In deze zaak heeft het gerechtshof Amsterdam op 28 februari 2017 uitspraak gedaan in hoger beroep tegen een vonnis van de rechtbank Amsterdam. De zaak betreft de ontneming van wederrechtelijk verkregen voordeel van een veroordeelde in een mensenhandelzaak. De veroordeelde was eerder door de rechtbank Amsterdam veroordeeld voor mensenhandel, gepleegd tussen 1 januari 2012 en 10 juli 2012, en was verplicht gesteld tot betaling van een bedrag van € 86.688,00 aan de Staat. Het openbaar ministerie heeft in hoger beroep gevorderd dat dit bedrag zou worden verhoogd naar € 93.210,00, maar de raadsman van de veroordeelde heeft betoogd dat de vordering afgewezen moet worden, of in ieder geval verlaagd tot € 70.988,00.

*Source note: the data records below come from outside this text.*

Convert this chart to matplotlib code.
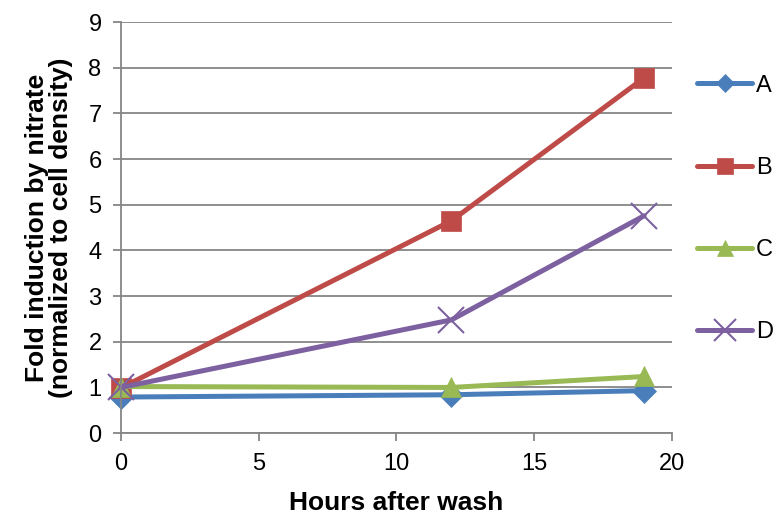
import matplotlib
matplotlib.use("Agg")
from matplotlib import pyplot as plt

plt.rcParams['font.family'] = ['Liberation Sans', 'DejaVu Sans']

# data
hours = [0, 12, 19]
series_names = ['A', 'B', 'C', 'D']
a_vals = [0.79, 0.84, 0.93]
b_vals = [0.99, 4.65, 7.78]
c_vals = [1.02, 1.0, 1.24]
d_vals = [1.0, 2.48, 4.76]

colors = ['#4a7ebb', '#be4b48', '#98b954', '#7d60a0']
markers = ['D', 's', '^', 'x']
msizes = [12, 14, 14, 19]

fig = plt.figure(figsize=(7.81, 5.15), dpi=100)
ax = fig.add_axes([0.155, 0.159, 0.705, 0.798])

for vals, name, col, mk, ms in zip([a_vals, b_vals, c_vals, d_vals], series_names,
                                   colors, markers, msizes):
    ax.plot(hours, vals, color=col, lw=3.6, marker=mk, markersize=ms,
            markeredgewidth=1.5 if mk == 'x' else 0.5, markeredgecolor=col,
            label=name, solid_capstyle='round', clip_on=False)

ax.set_xlim(0, 20)
ax.set_ylim(0, 9)
ax.set_xticks(range(0, 21, 5))
ax.set_yticks(range(0, 10))
ax.grid(axis='y', color='#868686', lw=1.3)
ax.set_axisbelow(True)
for s in ['top', 'right']:
    ax.spines[s].set_visible(False)
for s in ['left', 'bottom']:
    ax.spines[s].set_color('#868686')
    ax.spines[s].set_linewidth(1.3)
ax.tick_params(axis='both', labelsize=17, color='#868686', width=1.3, length=6, pad=8)

ax.set_xlabel('Hours after wash', fontsize=19, fontweight='bold', labelpad=12)
ax.set_ylabel('Fold induction by nitrate\n(normalized to cell density)',
              fontsize=19, fontweight='bold', labelpad=11, linespacing=1.0)

ax.legend(loc='upper left', bbox_to_anchor=(1.028, 0.895), frameon=False,
          fontsize=17, labelspacing=2.55, handlelength=2.37, handletextpad=0.15,
          borderaxespad=0, markerscale=0.8)

fig.savefig('out.png', dpi=100)
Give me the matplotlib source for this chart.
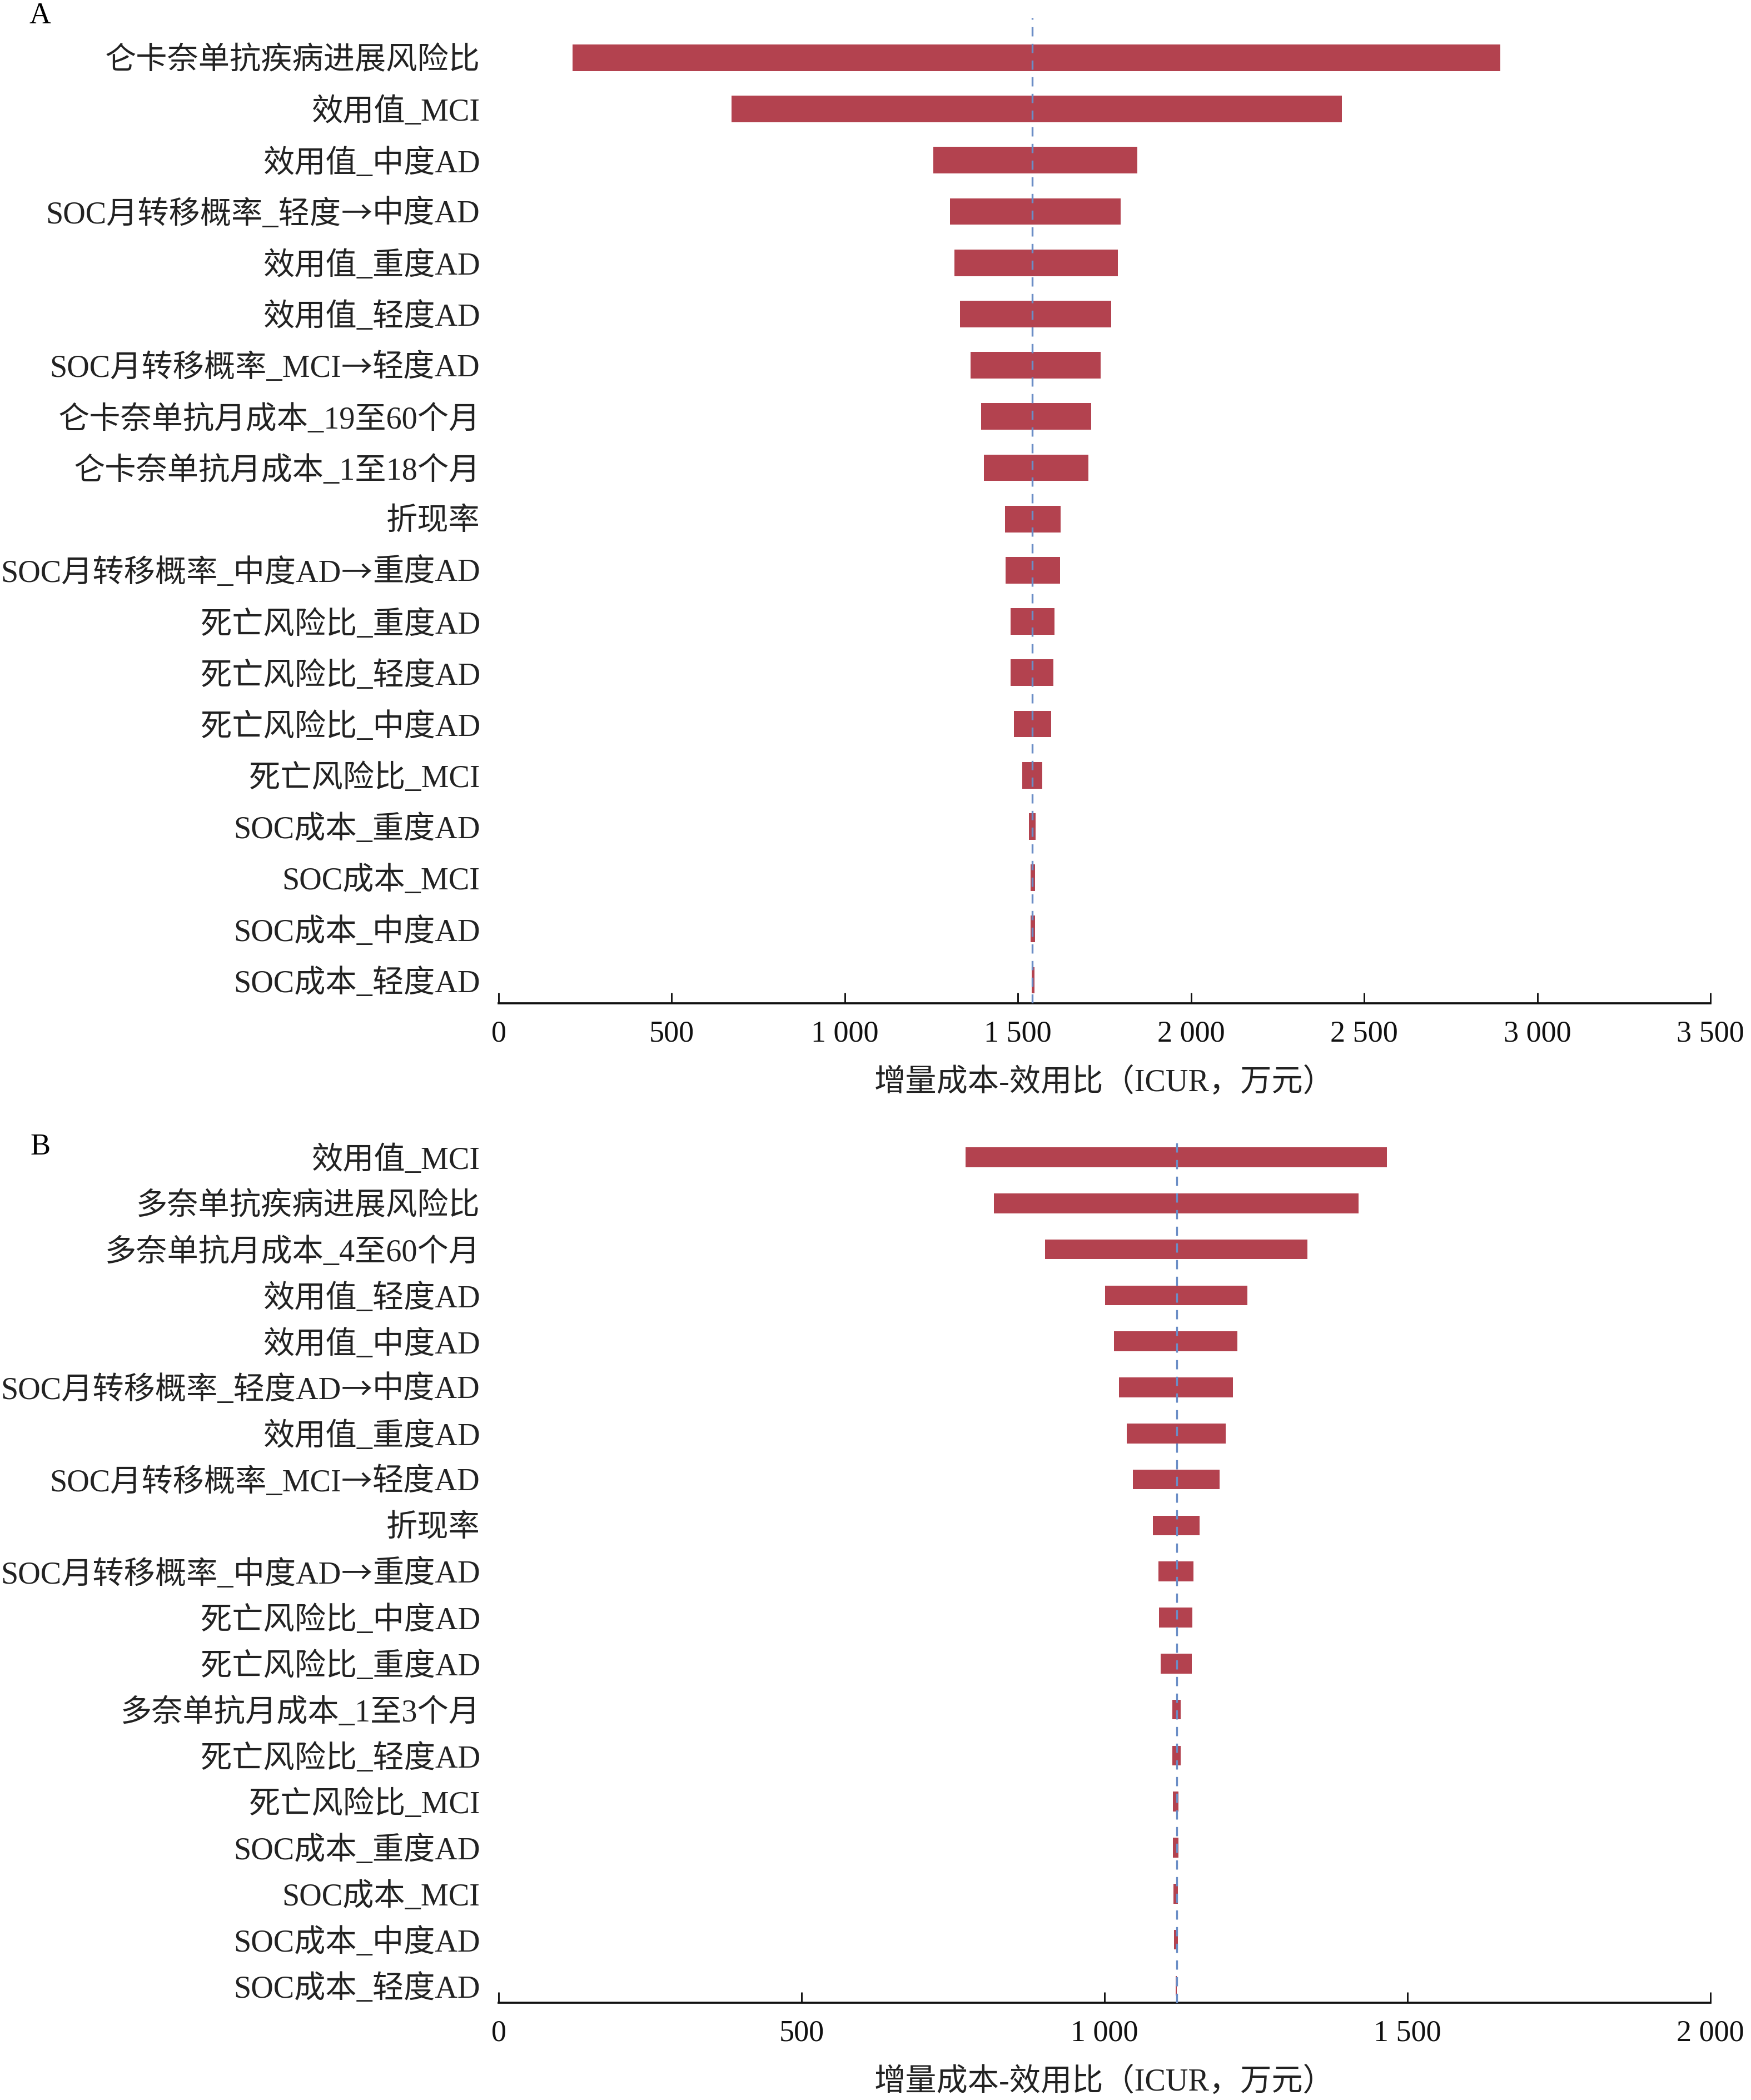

Het hof heeft overwogen dat de veroordeling in de strafzaak als uitgangspunt moet dienen en dat de verklaringen van de getuige, die de veroordeelde onschuldig acht, niet afdoen aan het eerdere oordeel van de rechtbank. Het hof heeft vastgesteld dat de veroordeelde geld heeft ontvangen van het slachtoffer, dat afkomstig was uit de inkomsten van haar werkzaamheden als prostituee. De kostenposten die door de raadsman zijn aangevoerd, zijn door het hof niet geaccepteerd als aftrekposten van het wederrechtelijk verkregen voordeel.
Uiteindelijk heeft het hof de verplichting tot betaling aan de Staat vastgesteld op € 89.949,00, wat het hof als het wederrechtelijk verkregen voordeel heeft berekend. Het hof heeft het vonnis van de rechtbank vernietigd en opnieuw recht gedaan, waarbij het de veroordeelde de verplichting oplegt tot betaling van het vastgestelde bedrag aan de Staat ter ontneming van het wederrechtelijk verkregen voordeel, gebaseerd op artikel 36e van het Wetboek van Strafrecht.